:: TO DO ::
Give the data again exactly as written, skipping any pictures.

┌─ GIVEN INFORMATION

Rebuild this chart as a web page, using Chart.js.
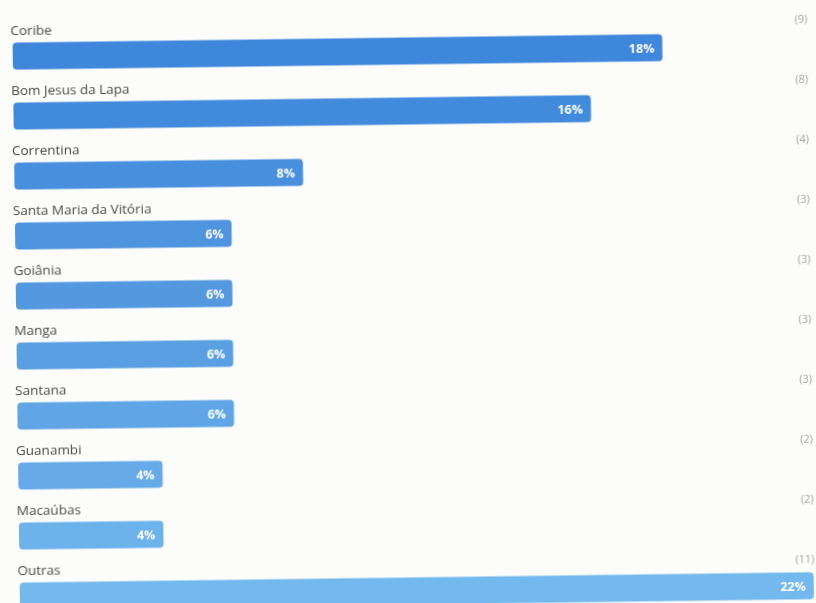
<!DOCTYPE html>
<html>
<head>
<meta charset="utf-8">
<script src="https://cdn.jsdelivr.net/npm/chart.js@4/dist/chart.umd.min.js"></script>
<style>
  html, body { margin: 0; padding: 0; background: #fcfcfb; overflow: hidden; }
  #wrap {
    position: absolute; left: 0; top: 0; width: 816px; height: 640px;
    transform-origin: 408px 301px;
    transform: rotate(-0.75deg);
  }
</style>
</head>
<body>
<div id="wrap"><canvas id="myChart" width="816" height="640"></canvas></div>
<script>
const cities = ["Coribe", "Bom Jesus da Lapa", "Correntina", "Santa Maria da Vitória", "Goiânia",
                "Manga", "Santana", "Guanambi", "Macaúbas", "Outras"];
const percents = [18, 16, 8, 6, 6, 6, 6, 4, 4, 22];
const counts = [9, 8, 4, 3, 3, 3, 3, 2, 2, 11];
const barColors = ["#3e87db", "#428adc", "#488fdd", "#4e94df", "#5499e0",
                   "#5a9fe2", "#60a5e5", "#66abe8", "#6cb2eb", "#73b9ee"];

// city name above each bar, percentage inside its end, count on the right
const rowLabels = {
  id: 'rowLabels',
  afterDatasetsDraw(chart) {
    const ctx = chart.ctx;
    const meta = chart.getDatasetMeta(0);
    ctx.save();
    meta.data.forEach((bar, i) => {
      const top = bar.y - bar.height / 2;
      const left = bar.base;
      ctx.textBaseline = 'middle';

      ctx.font = '13.5px "Open Sans"';
      ctx.fillStyle = '#4a4a4a';
      ctx.textAlign = 'left';
      ctx.fillText(cities[i], left - 2, top - 11);

      ctx.font = '11px "Open Sans"';
      ctx.fillStyle = '#a4a4a4';
      ctx.textAlign = 'right';
      ctx.fillText('(' + counts[i] + ')', 811, top - 13);

      ctx.font = 'bold 12.5px "Open Sans"';
      ctx.fillStyle = '#ffffff';
      ctx.textAlign = 'right';
      ctx.fillText(percents[i] + '%', bar.x - 8, bar.y + 1);
    });
    ctx.restore();
  }
};

new Chart(document.getElementById('myChart'), {
  type: 'bar',
  data: {
    labels: cities,
    datasets: [{
      data: percents,
      backgroundColor: barColors,
      borderWidth: 0,
      borderRadius: 4,
      borderSkipped: false,
      categoryPercentage: 1,
      barPercentage: 0.45
    }]
  },
  options: {
    indexAxis: 'y',
    responsive: false,
    animation: false,
    layout: { padding: { left: 16, right: 6, top: 21, bottom: 19 } },
    scales: {
      x: { min: 0, max: 22, display: false },
      y: { display: false }
    },
    plugins: {
      legend: { display: false },
      tooltip: { enabled: false }
    }
  },
  plugins: [rowLabels]
});
</script>
</body>
</html>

└─

:: COMPLETE RESPONSE ::
Rebuild this chart as a web page, using Chart.js.
<!DOCTYPE html>
<html>
<head>
<meta charset="utf-8">
<script src="https://cdn.jsdelivr.net/npm/chart.js@4/dist/chart.umd.min.js"></script>
<style>
  html, body { margin: 0; padding: 0; background: #fcfcfb; overflow: hidden; }
  #wrap {
    position: absolute; left: 0; top: 0; width: 816px; height: 640px;
    transform-origin: 408px 301px;
    transform: rotate(-0.75deg);
  }
</style>
</head>
<body>
<div id="wrap"><canvas id="myChart" width="816" height="640"></canvas></div>
<script>
const cities = ["Coribe", "Bom Jesus da Lapa", "Correntina", "Santa Maria da Vitória", "Goiânia",
                "Manga", "Santana", "Guanambi", "Macaúbas", "Outras"];
const percents = [18, 16, 8, 6, 6, 6, 6, 4, 4, 22];
const counts = [9, 8, 4, 3, 3, 3, 3, 2, 2, 11];
const barColors = ["#3e87db", "#428adc", "#488fdd", "#4e94df", "#5499e0",
                   "#5a9fe2", "#60a5e5", "#66abe8", "#6cb2eb", "#73b9ee"];

// city name above each bar, percentage inside its end, count on the right
const rowLabels = {
  id: 'rowLabels',
  afterDatasetsDraw(chart) {
    const ctx = chart.ctx;
    const meta = chart.getDatasetMeta(0);
    ctx.save();
    meta.data.forEach((bar, i) => {
      const top = bar.y - bar.height / 2;
      const left = bar.base;
      ctx.textBaseline = 'middle';

      ctx.font = '13.5px "Open Sans"';
      ctx.fillStyle = '#4a4a4a';
      ctx.textAlign = 'left';
      ctx.fillText(cities[i], left - 2, top - 11);

      ctx.font = '11px "Open Sans"';
      ctx.fillStyle = '#a4a4a4';
      ctx.textAlign = 'right';
      ctx.fillText('(' + counts[i] + ')', 811, top - 13);

      ctx.font = 'bold 12.5px "Open Sans"';
      ctx.fillStyle = '#ffffff';
      ctx.textAlign = 'right';
      ctx.fillText(percents[i] + '%', bar.x - 8, bar.y + 1);
    });
    ctx.restore();
  }
};

new Chart(document.getElementById('myChart'), {
  type: 'bar',
  data: {
    labels: cities,
    datasets: [{
      data: percents,
      backgroundColor: barColors,
      borderWidth: 0,
      borderRadius: 4,
      borderSkipped: false,
      categoryPercentage: 1,
      barPercentage: 0.45
    }]
  },
  options: {
    indexAxis: 'y',
    responsive: false,
    animation: false,
    layout: { padding: { left: 16, right: 6, top: 21, bottom: 19 } },
    scales: {
      x: { min: 0, max: 22, display: false },
      y: { display: false }
    },
    plugins: {
      legend: { display: false },
      tooltip: { enabled: false }
    }
  },
  plugins: [rowLabels]
});
</script>
</body>
</html>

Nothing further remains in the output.